This module details the results our CNN obtained and observations we made about those results.
Results
The primary result obtained from the implementation of a deep convolutional neural network was its substantial advantage over fully connected networks in terms of generality, efficiency, and accuracy. Trained against just the MNIST data set, our convolutional network managed an accuracy of 99.39%, while a fully connected network with a number of parameters almost an order of magnitude higher managed only 98.03% accuracy. The real advantage lies with user input. The GUI we designed to take user input and evaluate it through our network shows that convolutional networks handle image transformations like shifting, scaling, and rotations much better than fully connected networks. This is mostly due to the fact that the numbers in the MNIST data set were centered and normalized. We manually performed image manipulations in pre-processing to expand the training data in an attempt to train our networks to look for image transformations. Even given this expanded data set, the fully connected network performed more poorly than the convolutional network when given user input that wasn’t centered and normalized. A peculiarity about the MNIST set itself is the way some the contributors wrote their numbers. For example, a large amount of the 6s in the set resembled a lowercase phi (φ). This isn’t necessarily representative of the way people generally draw 6s and just emphasize the importance of having a comprehensive training data set.

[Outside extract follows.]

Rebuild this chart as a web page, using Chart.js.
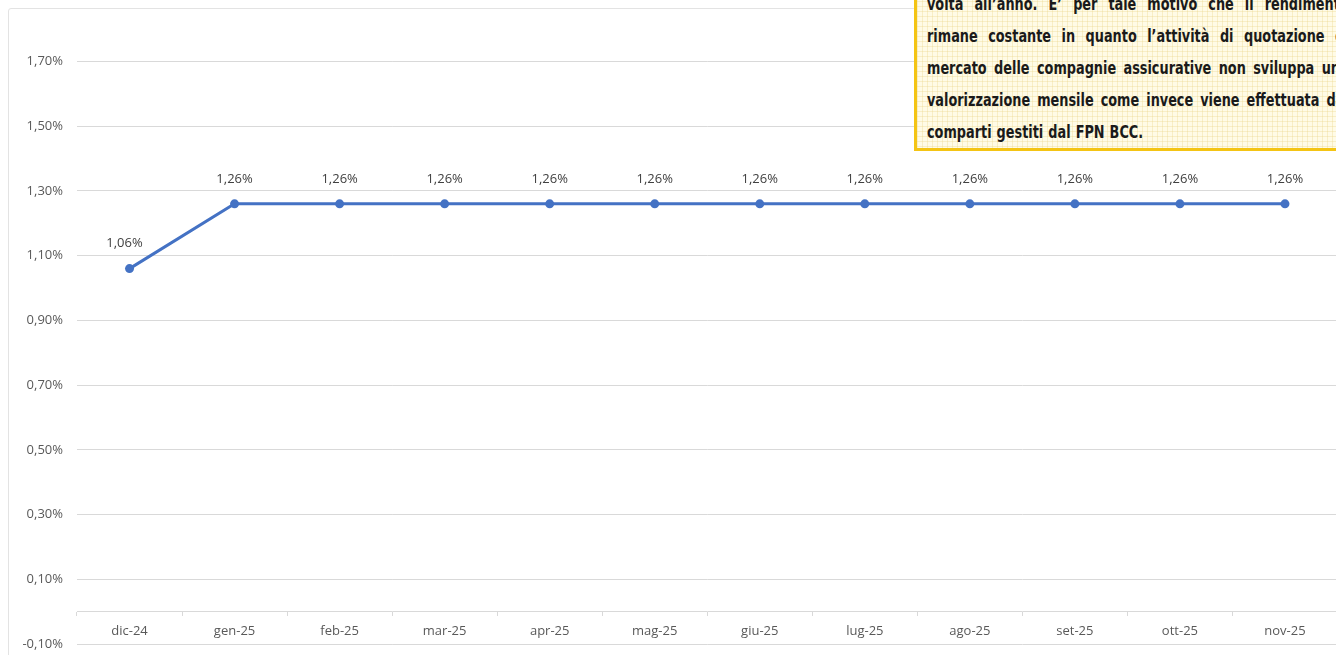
<!DOCTYPE html>
<html lang="it">
<head>
    <meta charset="UTF-8">
    <title>Rendimento mensile</title>
    <style>
        html, body {
            margin: 0;
            padding: 0;
            background: #ffffff;
            overflow: hidden;
            width: 1336px;
            height: 655px;
        }

        /* cornice esterna del grafico */
        .frame {
            position: absolute;
            left: 8px;
            top: 8px;
            width: 1400px;
            height: 700px;
            border: 1px solid #e3e3e3;
            border-radius: 3px;
        }

        /* il grafico è più grande della finestra: la parte in basso e a destra viene tagliata */
        .chart-box {
            position: absolute;
            left: 0;
            top: 0;
            width: 1342px;
            height: 666px;
        }

        /* riquadro giallo con la nota */
        .note {
            position: absolute;
            left: 914px;
            top: -22px;
            width: 450px;
            padding: 7px 0 0 10px;
            border: 3px solid #f4c414;
            background-color: #fffbe6;
            background-image:
                linear-gradient(to right, rgba(235, 215, 140, 0.35) 1px, transparent 1px),
                linear-gradient(to bottom, rgba(235, 215, 140, 0.35) 1px, transparent 1px);
            background-size: 5px 5px;
            font-family: "Liberation Sans Narrow", "DejaVu Sans Condensed", "Roboto", sans-serif;
            font-stretch: condensed;
            font-weight: bold;
            font-size: 17px;
            color: #1a1a1a;
        }

        .note .righe {
            transform: scaleX(0.84);
            transform-origin: left top;
        }

        .note .row {
            display: flex;
            justify-content: space-between;
            width: 502px;
            height: 32px;
            line-height: 32px;
            white-space: nowrap;
        }

        .note .row.last {
            justify-content: flex-start;
            gap: 6px;
        }
    </style>
</head>
<body>

<div class="frame"></div>

<div class="chart-box">
    <canvas id="rendChart"></canvas>
</div>

<div class="note">
    <div class="righe">
        <div class="row"><span>volta</span><span>all’anno.</span><span>E’</span><span>per</span><span>tale</span><span>motivo</span><span>che</span><span>il</span><span>rendimento</span></div>
        <div class="row"><span>rimane</span><span>costante</span><span>in</span><span>quanto</span><span>l’attività</span><span>di</span><span>quotazione</span><span>di</span></div>
        <div class="row"><span>mercato</span><span>delle</span><span>compagnie</span><span>assicurative</span><span>non</span><span>sviluppa</span><span>una</span></div>
        <div class="row"><span>valorizzazione</span><span>mensile</span><span>come</span><span>invece</span><span>viene</span><span>effettuata</span><span>dai</span></div>
        <div class="row last"><span>comparti</span><span>gestiti</span><span>dal</span><span>FPN</span><span>BCC.</span></div>
    </div>
</div>

<script src="https://cdn.jsdelivr.net/npm/chart.js"></script>

<script>
    // Dati
    const mesi = ['dic-24', 'gen-25', 'feb-25', 'mar-25', 'apr-25', 'mag-25', 'giu-25', 'lug-25', 'ago-25', 'set-25', 'ott-25', 'nov-25'];
    const rendimento = [1.06, 1.26, 1.26, 1.26, 1.26, 1.26, 1.26, 1.26, 1.26, 1.26, 1.26, 1.26];
    const tickY = [-0.10, 0.10, 0.30, 0.50, 0.70, 0.90, 1.10, 1.30, 1.50, 1.70];

    const grigio = '#d9d9d9';
    const testo = '#595959';
    const blu = '#4472c4';

    // formato italiano: 1,26%
    function perc(v) {
        return v.toFixed(2).replace('.', ',') + '%';
    }

    // etichette sopra i punti
    const etichette = {
        id: 'etichette',
        afterDatasetsDraw(chart) {
            const ctx = chart.ctx;
            const meta = chart.getDatasetMeta(0);
            ctx.save();
            ctx.font = '13px "Open Sans", sans-serif';
            ctx.fillStyle = '#404040';
            ctx.textAlign = 'center';
            ctx.textBaseline = 'middle';
            meta.data.forEach((pt, i) => {
                const dx = i === 0 ? -5 : 0;
                ctx.fillText(perc(rendimento[i]), pt.x + dx, pt.y - 25);
            });
            ctx.restore();
        }
    };

    const ctx = document.getElementById('rendChart').getContext('2d');
    const rendChart = new Chart(ctx, {
        type: 'line',
        data: {
            labels: mesi,
            datasets: [{
                data: rendimento,
                borderColor: blu,
                backgroundColor: blu,
                borderWidth: 3,
                pointRadius: 4.5,
                pointBorderWidth: 0,
                pointBackgroundColor: blu,
                tension: 0
            }]
        },
        options: {
            responsive: true,
            maintainAspectRatio: false,
            animation: false,
            layout: {
                padding: { top: 29, bottom: 1, left: 0, right: 0 }
            },
            plugins: {
                legend: { display: false },
                tooltip: { enabled: false }
            },
            scales: {
                x: {
                    position: { y: 0 },
                    offset: true,
                    afterFit: s => { s.height = 0; },
                    border: { display: true, color: grigio, width: 1 },
                    grid: {
                        offset: true,
                        drawOnChartArea: false,
                        drawTicks: true,
                        tickLength: 4,
                        color: grigio
                    },
                    ticks: {
                        color: testo,
                        font: { family: '"Open Sans", sans-serif', size: 13 },
                        padding: 8,
                        maxRotation: 0
                    }
                },
                y: {
                    min: -0.10,
                    max: 1.80,
                    afterFit: s => { s.width = 77; },
                    afterBuildTicks: s => { s.ticks = tickY.map(v => ({ value: v })); },
                    border: { display: false },
                    grid: {
                        color: grigio,
                        drawTicks: false
                    },
                    ticks: {
                        color: testo,
                        font: { family: '"Open Sans", sans-serif', size: 13 },
                        padding: 14,
                        callback: v => perc(v)
                    }
                }
            }
        },
        plugins: [etichette]
    });
</script>

</body>
</html>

In actually constructing our network, we cycled through each of the activation functions and cost functions finding the combinations that resulted in the greatest accuracy. We found using ReLU with a log-likelihood cost function in conjunction with a softmax output layer gave us the best results, so that is the structure we used in our network. Another component we played with was the learning rate. Each cost function created a different gradient, so we had to be careful in how quickly we traversed that gradient. When we noted a network that did not learn well we concluded that we were likely caught in a local minimum of the gradient and we had to lower the learning rate in our subsequent networks to combat this.
Another interesting takeaway was the observation that many of the kernels produced by the convolutional layers resemble prototypical image processing filters like edge detectors in various orientations. This observation is particularly interesting because it leads to additional discussion about whether it would be possible to manipulate these kernels somehow.